Auf beiden Seiten der Front liegen die Nerven blank. Wer recht hat und wer nur so tut, lässt sich von außen nicht beurteilen. Von innen aber auch nicht immer. Noch-Vorsitzender Michael Urban holt vor Sitzungsbeginn telefonische Rechtsberatung ein, es geht darum, ob Menschen mit Vollmachten abstimmen dürfen. Ob sie auch abstimmen dürfen, wenn sie mit Firmenvollmachten kommen. Ob andere überhaupt schon Mitglieder sind. Frantz hat auch einen Anwalt aus Berlin dabei, Büroadresse am Kurfürstendamm und Professorentitel auf der Visitenkarte. Ein Vereinsrechtsexperte. Er möchte Frantz bei der Versammlung beraten, darf das aber nicht und empört sich entsprechend professionell.

Mit gut einer Stunde Verspätung schließen sich die Saaltüren. Wer nicht auf der Liste ist, darf nicht rein.
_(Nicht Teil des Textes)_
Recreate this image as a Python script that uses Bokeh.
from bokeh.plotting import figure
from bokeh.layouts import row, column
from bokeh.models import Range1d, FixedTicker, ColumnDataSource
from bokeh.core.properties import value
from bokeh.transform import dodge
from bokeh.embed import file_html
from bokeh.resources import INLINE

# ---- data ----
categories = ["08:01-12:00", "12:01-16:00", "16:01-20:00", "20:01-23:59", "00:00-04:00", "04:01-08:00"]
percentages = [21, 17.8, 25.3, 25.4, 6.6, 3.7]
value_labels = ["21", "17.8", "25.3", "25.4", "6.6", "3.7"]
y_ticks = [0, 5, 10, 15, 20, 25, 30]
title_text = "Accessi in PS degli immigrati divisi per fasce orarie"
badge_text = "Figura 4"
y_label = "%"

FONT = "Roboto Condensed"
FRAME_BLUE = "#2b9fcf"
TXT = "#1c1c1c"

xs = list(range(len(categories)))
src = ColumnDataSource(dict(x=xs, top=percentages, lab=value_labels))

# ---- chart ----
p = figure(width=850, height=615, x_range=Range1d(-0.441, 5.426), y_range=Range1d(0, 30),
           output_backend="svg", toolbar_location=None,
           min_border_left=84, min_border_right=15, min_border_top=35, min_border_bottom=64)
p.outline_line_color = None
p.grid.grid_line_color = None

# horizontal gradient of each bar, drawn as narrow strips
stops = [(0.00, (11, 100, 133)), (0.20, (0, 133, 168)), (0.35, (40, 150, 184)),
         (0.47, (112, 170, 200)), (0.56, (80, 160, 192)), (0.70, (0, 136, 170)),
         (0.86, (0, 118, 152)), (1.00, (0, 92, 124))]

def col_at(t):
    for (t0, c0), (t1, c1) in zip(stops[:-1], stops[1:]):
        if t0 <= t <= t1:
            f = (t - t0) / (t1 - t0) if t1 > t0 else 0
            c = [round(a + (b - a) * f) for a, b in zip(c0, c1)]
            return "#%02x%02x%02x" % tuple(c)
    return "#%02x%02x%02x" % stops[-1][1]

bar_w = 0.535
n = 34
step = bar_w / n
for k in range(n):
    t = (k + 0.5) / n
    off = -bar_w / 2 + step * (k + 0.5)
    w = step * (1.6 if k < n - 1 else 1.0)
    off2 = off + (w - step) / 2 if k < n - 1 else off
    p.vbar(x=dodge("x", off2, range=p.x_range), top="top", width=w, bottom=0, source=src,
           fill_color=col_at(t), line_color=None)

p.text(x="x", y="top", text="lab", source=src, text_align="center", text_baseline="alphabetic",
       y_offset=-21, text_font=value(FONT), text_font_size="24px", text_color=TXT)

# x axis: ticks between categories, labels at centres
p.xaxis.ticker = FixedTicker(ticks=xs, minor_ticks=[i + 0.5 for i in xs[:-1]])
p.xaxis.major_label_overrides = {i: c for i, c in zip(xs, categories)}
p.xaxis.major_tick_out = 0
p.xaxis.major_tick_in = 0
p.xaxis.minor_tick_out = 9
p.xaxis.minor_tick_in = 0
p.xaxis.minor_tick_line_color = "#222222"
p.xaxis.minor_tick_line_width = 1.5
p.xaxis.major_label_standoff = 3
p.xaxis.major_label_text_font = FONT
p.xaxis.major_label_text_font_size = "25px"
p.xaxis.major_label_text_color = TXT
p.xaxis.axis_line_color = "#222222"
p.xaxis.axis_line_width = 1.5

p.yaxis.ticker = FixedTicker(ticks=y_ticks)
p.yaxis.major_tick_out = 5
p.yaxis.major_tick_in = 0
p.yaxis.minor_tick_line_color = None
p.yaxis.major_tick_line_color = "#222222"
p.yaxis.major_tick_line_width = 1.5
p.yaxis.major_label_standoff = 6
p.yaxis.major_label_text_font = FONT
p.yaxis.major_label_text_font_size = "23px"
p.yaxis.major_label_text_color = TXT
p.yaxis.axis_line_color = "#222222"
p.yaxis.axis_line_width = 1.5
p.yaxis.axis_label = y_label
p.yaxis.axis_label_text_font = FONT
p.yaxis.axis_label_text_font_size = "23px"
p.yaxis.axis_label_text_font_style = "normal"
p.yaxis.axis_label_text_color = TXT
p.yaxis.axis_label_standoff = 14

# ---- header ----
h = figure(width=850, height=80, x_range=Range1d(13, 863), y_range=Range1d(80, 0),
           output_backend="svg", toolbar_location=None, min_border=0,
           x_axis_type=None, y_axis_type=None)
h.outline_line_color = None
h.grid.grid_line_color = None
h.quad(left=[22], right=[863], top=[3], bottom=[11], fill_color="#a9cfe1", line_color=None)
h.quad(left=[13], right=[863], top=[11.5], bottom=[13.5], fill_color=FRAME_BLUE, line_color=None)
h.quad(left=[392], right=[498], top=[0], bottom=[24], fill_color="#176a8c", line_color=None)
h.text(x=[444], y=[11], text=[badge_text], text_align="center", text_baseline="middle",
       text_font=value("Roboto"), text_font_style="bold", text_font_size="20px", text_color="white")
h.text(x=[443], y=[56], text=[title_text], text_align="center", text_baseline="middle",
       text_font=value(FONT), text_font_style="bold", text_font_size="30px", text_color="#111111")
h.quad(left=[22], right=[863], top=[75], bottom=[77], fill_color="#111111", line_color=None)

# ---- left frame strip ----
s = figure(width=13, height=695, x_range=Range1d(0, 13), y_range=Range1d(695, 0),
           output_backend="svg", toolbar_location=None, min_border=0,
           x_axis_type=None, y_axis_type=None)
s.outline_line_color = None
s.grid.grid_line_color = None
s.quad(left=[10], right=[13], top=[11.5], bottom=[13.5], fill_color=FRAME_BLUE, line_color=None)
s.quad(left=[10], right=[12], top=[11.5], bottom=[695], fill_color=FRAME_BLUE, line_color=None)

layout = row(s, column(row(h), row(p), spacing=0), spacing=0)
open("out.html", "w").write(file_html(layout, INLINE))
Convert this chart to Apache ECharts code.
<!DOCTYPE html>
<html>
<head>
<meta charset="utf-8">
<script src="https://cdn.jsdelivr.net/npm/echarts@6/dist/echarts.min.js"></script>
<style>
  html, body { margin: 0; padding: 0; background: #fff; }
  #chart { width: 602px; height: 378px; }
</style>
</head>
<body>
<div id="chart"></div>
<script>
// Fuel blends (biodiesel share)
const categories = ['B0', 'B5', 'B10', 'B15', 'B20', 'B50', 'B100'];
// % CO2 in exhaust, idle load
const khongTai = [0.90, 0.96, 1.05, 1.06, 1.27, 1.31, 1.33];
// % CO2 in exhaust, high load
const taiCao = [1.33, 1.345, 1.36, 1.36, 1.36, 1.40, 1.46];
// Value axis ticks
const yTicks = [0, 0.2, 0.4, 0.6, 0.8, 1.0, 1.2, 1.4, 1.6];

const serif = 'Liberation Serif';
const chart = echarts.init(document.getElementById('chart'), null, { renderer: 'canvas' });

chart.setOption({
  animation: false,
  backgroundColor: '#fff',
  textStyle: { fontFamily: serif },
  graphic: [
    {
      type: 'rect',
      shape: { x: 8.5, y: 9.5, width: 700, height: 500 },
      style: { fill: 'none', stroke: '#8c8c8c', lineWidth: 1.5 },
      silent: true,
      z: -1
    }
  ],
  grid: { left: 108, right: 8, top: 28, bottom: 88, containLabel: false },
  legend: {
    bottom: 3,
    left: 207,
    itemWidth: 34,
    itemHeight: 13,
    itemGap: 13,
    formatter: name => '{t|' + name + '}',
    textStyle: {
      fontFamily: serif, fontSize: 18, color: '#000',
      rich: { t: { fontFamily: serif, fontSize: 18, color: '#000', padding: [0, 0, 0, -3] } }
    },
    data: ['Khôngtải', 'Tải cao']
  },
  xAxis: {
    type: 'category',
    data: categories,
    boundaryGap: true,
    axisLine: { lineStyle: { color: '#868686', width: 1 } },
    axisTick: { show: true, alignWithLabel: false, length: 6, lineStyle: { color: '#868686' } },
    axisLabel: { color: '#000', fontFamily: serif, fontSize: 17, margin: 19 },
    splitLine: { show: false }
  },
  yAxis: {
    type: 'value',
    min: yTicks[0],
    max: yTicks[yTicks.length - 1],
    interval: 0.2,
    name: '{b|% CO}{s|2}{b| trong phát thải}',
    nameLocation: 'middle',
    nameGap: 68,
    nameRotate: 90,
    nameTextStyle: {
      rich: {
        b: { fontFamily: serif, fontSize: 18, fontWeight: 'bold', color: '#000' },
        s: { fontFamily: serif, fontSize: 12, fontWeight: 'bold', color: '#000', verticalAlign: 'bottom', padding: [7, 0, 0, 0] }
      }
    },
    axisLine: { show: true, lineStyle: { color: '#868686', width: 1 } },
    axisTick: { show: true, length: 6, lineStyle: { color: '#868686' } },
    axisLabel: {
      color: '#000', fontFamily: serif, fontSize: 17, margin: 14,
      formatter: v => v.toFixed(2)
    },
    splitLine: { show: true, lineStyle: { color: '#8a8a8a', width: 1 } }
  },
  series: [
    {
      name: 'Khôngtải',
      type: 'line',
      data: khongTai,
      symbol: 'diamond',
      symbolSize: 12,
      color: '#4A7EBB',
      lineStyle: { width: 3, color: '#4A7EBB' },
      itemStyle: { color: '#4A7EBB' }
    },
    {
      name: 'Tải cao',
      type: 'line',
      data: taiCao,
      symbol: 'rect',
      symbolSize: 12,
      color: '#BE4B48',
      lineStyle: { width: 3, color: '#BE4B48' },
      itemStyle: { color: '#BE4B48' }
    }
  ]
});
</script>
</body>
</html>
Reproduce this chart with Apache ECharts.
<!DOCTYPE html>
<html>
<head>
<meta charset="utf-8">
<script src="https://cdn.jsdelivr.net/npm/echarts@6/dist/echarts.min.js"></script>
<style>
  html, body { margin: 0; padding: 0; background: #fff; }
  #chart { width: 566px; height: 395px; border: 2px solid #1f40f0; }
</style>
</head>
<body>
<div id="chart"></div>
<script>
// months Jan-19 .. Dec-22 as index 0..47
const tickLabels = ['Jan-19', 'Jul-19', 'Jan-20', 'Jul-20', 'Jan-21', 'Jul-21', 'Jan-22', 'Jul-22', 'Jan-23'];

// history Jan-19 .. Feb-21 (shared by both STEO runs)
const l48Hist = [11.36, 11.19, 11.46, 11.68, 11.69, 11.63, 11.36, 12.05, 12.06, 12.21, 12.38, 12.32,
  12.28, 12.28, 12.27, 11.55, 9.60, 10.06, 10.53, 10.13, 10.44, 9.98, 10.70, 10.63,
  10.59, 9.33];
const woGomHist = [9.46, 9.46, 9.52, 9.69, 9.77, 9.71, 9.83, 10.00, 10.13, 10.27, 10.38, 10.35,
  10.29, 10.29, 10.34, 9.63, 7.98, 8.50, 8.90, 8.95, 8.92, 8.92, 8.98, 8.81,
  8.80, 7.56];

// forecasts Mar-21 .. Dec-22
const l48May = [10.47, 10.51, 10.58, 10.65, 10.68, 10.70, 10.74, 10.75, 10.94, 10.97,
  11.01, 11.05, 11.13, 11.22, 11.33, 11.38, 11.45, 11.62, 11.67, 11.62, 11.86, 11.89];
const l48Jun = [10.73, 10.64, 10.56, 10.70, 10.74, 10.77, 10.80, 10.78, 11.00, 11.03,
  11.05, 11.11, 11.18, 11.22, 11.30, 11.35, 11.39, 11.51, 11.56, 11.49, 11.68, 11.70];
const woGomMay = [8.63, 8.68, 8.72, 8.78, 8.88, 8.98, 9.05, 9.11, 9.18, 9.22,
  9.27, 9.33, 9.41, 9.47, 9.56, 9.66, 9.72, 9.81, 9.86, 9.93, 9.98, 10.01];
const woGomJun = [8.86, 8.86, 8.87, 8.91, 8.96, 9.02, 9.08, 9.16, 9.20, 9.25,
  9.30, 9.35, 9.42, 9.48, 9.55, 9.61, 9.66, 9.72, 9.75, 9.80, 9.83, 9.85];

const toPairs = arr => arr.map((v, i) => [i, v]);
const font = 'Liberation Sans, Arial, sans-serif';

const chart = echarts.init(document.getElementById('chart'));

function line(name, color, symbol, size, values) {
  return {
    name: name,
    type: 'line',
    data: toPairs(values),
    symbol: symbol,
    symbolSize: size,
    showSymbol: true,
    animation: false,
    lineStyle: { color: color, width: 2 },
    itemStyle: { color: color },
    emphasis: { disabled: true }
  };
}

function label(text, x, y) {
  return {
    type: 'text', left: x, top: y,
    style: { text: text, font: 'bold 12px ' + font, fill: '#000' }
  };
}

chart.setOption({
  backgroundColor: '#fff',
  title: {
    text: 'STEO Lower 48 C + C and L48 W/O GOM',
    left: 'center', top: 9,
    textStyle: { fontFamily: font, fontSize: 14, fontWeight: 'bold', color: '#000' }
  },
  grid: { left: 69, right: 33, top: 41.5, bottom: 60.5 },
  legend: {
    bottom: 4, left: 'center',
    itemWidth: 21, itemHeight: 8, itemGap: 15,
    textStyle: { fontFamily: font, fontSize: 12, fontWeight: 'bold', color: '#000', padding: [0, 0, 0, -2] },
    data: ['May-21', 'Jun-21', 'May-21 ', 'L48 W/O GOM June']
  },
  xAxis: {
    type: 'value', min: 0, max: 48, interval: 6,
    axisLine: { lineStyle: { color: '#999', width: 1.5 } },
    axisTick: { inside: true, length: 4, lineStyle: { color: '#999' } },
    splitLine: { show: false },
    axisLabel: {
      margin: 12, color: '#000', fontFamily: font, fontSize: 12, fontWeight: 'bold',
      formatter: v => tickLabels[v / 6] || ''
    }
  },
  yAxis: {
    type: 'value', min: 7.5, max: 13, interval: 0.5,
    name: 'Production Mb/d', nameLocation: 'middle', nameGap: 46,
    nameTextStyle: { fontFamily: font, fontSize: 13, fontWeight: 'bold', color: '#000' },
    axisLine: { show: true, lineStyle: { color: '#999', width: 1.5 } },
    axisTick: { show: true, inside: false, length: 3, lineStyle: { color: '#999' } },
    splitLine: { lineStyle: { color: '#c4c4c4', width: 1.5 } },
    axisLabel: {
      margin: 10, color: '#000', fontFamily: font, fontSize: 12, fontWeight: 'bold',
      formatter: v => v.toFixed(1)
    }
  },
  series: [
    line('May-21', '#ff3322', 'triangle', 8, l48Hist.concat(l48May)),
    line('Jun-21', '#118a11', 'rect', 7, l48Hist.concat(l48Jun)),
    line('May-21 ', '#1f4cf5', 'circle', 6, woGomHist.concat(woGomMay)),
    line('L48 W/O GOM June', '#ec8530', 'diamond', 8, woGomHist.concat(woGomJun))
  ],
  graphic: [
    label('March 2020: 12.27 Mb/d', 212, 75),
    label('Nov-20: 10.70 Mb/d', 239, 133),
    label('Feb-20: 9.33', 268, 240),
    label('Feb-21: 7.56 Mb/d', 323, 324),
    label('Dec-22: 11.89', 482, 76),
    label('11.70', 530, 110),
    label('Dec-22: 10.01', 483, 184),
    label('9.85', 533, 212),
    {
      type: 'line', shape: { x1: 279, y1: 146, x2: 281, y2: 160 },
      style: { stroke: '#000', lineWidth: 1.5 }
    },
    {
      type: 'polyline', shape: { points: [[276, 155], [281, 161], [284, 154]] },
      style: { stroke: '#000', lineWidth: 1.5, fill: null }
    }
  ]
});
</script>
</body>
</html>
Für die Berichterstatter draußen ist das ziemlich egal, da ausreichend laut getobt wird. Nach gut zehn Minuten Protokoll-Kleinkrieg wird das erste Mal der Abbruch gefordert. 30 Minuten später kommt der Noch-Vorsitzende Detlef Kröger vor die Tür, berichtet, er sei bei der Vorstellung seiner Erkenntnisse niedergebrüllt und attackiert worden. Um 21.05 Uhr beenden Kröger und Urban entnervt die Versammlung und gehen. Die Gegenfraktion bleibt und lässt sich von Frantz & Co. die Seelen massieren. Es kommt zum Schwur; Schleifer - laut Kröger seit einem Tag Mitglied des Fördervereins - und Weiland werden von dem gewählt, was Frantz' Anwalt als Restvorstandstagung bezeichnet, bevor er die Journalisten aus dem Saal schiebt.

Knapp zwölf Stunden später, in Krögers Firma in Bissendorf, stellen sich Kröger und Urban als "nach wie vor aktuelle Vorsitzende" vor, nachdem die Frantz-Fraktion bereits ihren Sieg gemeldet hatte. Die beiden drohen juristische Schritte an, berichten von laufenden Tätigkeiten der Ermittlungsbehörden und nennen ihre Abwahl eine "Farce". Von viel Harmonie ist man hier Welten entfernt, und ebenso von der Auflösung der vielen Rätsel, die gar nicht gut riechen.